Trump himself argued, as he signed the Executive Order, that:

“The choices that Twitter makes when it chooses to suppress, edit, blacklist, shadow, ban are editorial decisions, pure and simple. In those moments, Twitter ceases to be a neutral public platform, and they become an editor with a viewpoint. One egregious example is when they try to silence views that they disagree with by selectively applying a fact check.”

Here’s the thing: the First Amendment guarantees freedom of religion, speech, press, petition, and assembly—but specifically, freedom from government restriction of those things. Twitter is not part of the government; it is an independent company. Specifically, it is a service provider whose Services are bound by the Terms to which all active users have necessarily agreed.

Donald Trump ignored the ToS just like us—but he also agreed to the ToS just like us. When he posts on Twitter, he is playing by Twitter’s rules—just like us. Twitter can do whatever the **** it wants with his (or anyone’s) tweets, within a pretty wide range, simply because it’s their house. The First Amendment doesn’t protect anyone’s “right” to use a privately-run service against its own will, much the same way the Second Amendment doesn’t protect anyone’s “right” to rob a bank at gunpoint.

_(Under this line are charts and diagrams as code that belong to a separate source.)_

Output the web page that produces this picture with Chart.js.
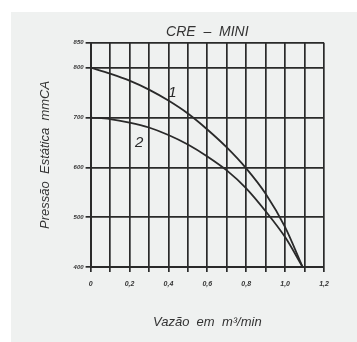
<!DOCTYPE html>
<html>
<head>
<meta charset="utf-8">
<script src="https://cdn.jsdelivr.net/npm/chart.js@4"></script>
<style>
	body { margin: 0; background: #fff; }
	#wrap { position: relative; width: 357px; height: 342px; }
	#paper { position: absolute; left: 11px; top: 12px; right: 0; bottom: 0; background: #eff1f0; }
	canvas { position: absolute; left: 0; top: 0; }
</style>
</head>
<body>
<div id="wrap">
	<div id="paper"></div>
	<canvas id="curves" width="357" height="342"></canvas>
</div>
<script>
// flow (m3/min) and static pressure (mmCA)
const vazao1 = [0, 0.1, 0.2, 0.3, 0.4, 0.5, 0.6, 0.7, 0.8, 0.9, 1.0, 1.09]
const pressao1 = [800, 788, 774, 756, 734, 708, 676, 640, 598, 547, 480, 400]
const vazao2 = [0, 0.1, 0.2, 0.3, 0.4, 0.5, 0.6, 0.7, 0.8, 0.9, 1.0, 1.09]
const pressao2 = [700, 697, 690, 680, 665, 646, 622, 594, 558, 512, 460, 400]
const yTicks = [400, 500, 600, 700, 800, 850]
const curveLabels = [
	{ text: '1', x: 0.42, y: 750 },
	{ text: '2', x: 0.25, y: 650 },
]

const ink = '#2a2a2a'

function toPoints(xs, ys) {
	return xs.map((x, i) => ({ x: x, y: ys[i] }))
}

// puts the "1" / "2" next to each curve
const curveNames = {
	id: 'curveNames',
	afterDatasetsDraw(chart) {
		const ctx = chart.ctx
		const xs = chart.scales.x
		const ys = chart.scales.y
		ctx.save()
		ctx.fillStyle = ink
		ctx.font = 'italic 15px "Liberation Sans", Arial, sans-serif'
		ctx.textAlign = 'center'
		ctx.textBaseline = 'middle'
		curveLabels.forEach(l => {
			ctx.fillText(l.text, xs.getPixelForValue(l.x), ys.getPixelForValue(l.y))
		})
		ctx.restore()
	},
}

new Chart(document.getElementById('curves'), {
	type: 'line',
	data: {
		datasets: [
			{
				label: '1',
				data: toPoints(vazao1, pressao1),
				borderColor: ink,
				borderWidth: 1.8,
				pointRadius: 0,
				cubicInterpolationMode: 'monotone',
			},
			{
				label: '2',
				data: toPoints(vazao2, pressao2),
				borderColor: ink,
				borderWidth: 1.8,
				pointRadius: 0,
				cubicInterpolationMode: 'monotone',
			},
		],
	},
	options: {
		responsive: false,
		animation: false,
		layout: {
			padding: { left: 38, right: 33, top: 24, bottom: 12 },
		},
		plugins: {
			legend: { display: false },
			tooltip: { enabled: false },
		},
		scales: {
			x: {
				type: 'linear',
				min: 0,
				max: 1.2,
				border: { color: ink, width: 2 },
				grid: { color: ink, lineWidth: 1.7, tickLength: 5 },
				ticks: {
					stepSize: 0.1,
					autoSkip: false,
					maxRotation: 0,
					color: '#333',
					font: { size: 7, style: 'italic', weight: 'bold' },
					padding: 8,
					callback: v => Math.round(v * 10) % 2 === 0 ? v.toFixed(1).replace('.', ',').replace(/^0,0$/, '0') : '',
				},
				title: {
					display: true,
					text: 'Vazão  em  m³/min',
					color: '#333',
					font: { size: 13, style: 'italic' },
					padding: { top: 18, bottom: 0 },
				},
			},
			top: {
				type: 'linear',
				position: 'top',
				min: 0,
				max: 1.2,
				grid: { display: false },
				border: { display: false },
				ticks: { display: false },
				title: {
					display: true,
					text: 'CRE  –  MINI',
					color: '#333',
					font: { size: 14, style: 'italic' },
					padding: { top: 0, bottom: -6 },
				},
			},
			y: {
				type: 'linear',
				min: 400,
				max: 850,
				afterBuildTicks: scale => {
					scale.ticks = yTicks.map(v => ({ value: v }))
				},
				border: { color: ink, width: 2 },
				grid: { color: ink, lineWidth: 1.7, tickLength: 5 },
				ticks: {
					color: '#333',
					font: { size: 6, style: 'italic', weight: 'bold' },
					padding: 2,
				},
				title: {
					display: true,
					text: 'Pressão  Estática  mmCA',
					color: '#333',
					font: { size: 13, style: 'italic' },
					padding: { top: 0, bottom: 18 },
				},
			},
		},
	},
	plugins: [curveNames],
})
</script>
</body>
</html>
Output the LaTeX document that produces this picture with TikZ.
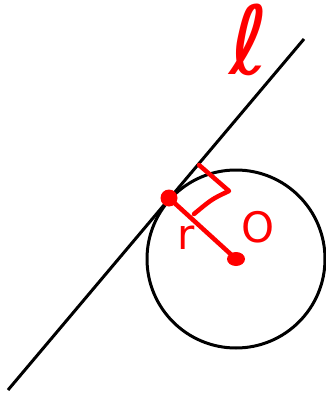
\documentclass[tikz,border=0pt]{standalone}
\usepackage{fontspec}
\newfontfamily\handfont{DejaVu Sans}
\begin{document}
\begin{tikzpicture}[x=1pt,y=-1pt,
  blackline/.style={line width=3pt,black},
  redline/.style={line width=4.5pt,red,line cap=round,line join=round},
  lbl/.style={text=red,inner sep=0pt,font=\handfont}]
\useasboundingbox (0,0) rectangle (326,393);
\coordinate (A) at (8,390);
\coordinate (B) at (304,39);
\coordinate (T) at (169,198);
\coordinate (O) at (236,259);
\draw[blackline] (A) -- (B);
\draw[blackline] (O) circle[radius=89];
\draw[redline] (T) -- (O);
\coordinate (R1) at (199,165);
\coordinate (R2) at (229,191);
\coordinate (R3) at (194,214);
\draw[redline] (R1) -- (R2) .. controls (212,199) .. (R3);
\fill[red] (T) circle[radius=8.5];
\fill[red] (O) ellipse[x radius=9,y radius=7];
\node[lbl,font=\handfont\fontsize{95}{95}\selectfont] (ell) at (249,40) {ℓ};
\node[lbl,font=\handfont\fontsize{42}{42}\selectfont] (rlab) at (186,238) {r};
\node[lbl,font=\handfont\fontsize{42}{42}\selectfont] (olab) at (258,227) {O};
\end{tikzpicture}
\end{document}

So how’d the social giants respond?

Jack Don’t Crack; Zuck Buckles

In response to the executive order, Twitter flipped the (blue) bird, ramping up its flagging of content that “promotes or glorifies violence” including tweets by Trump and U.S. Representative Matt Gaetz.

Over at the other blue, CEO Mark Zuckerberg scrambled to distance himself from Dorsey, defending his hands-off approach to moderating content. Zuck has previously come under fire for (what some see as) a semi-cozy relationship with the president, including private dinners and 1-on-1 phone conversations.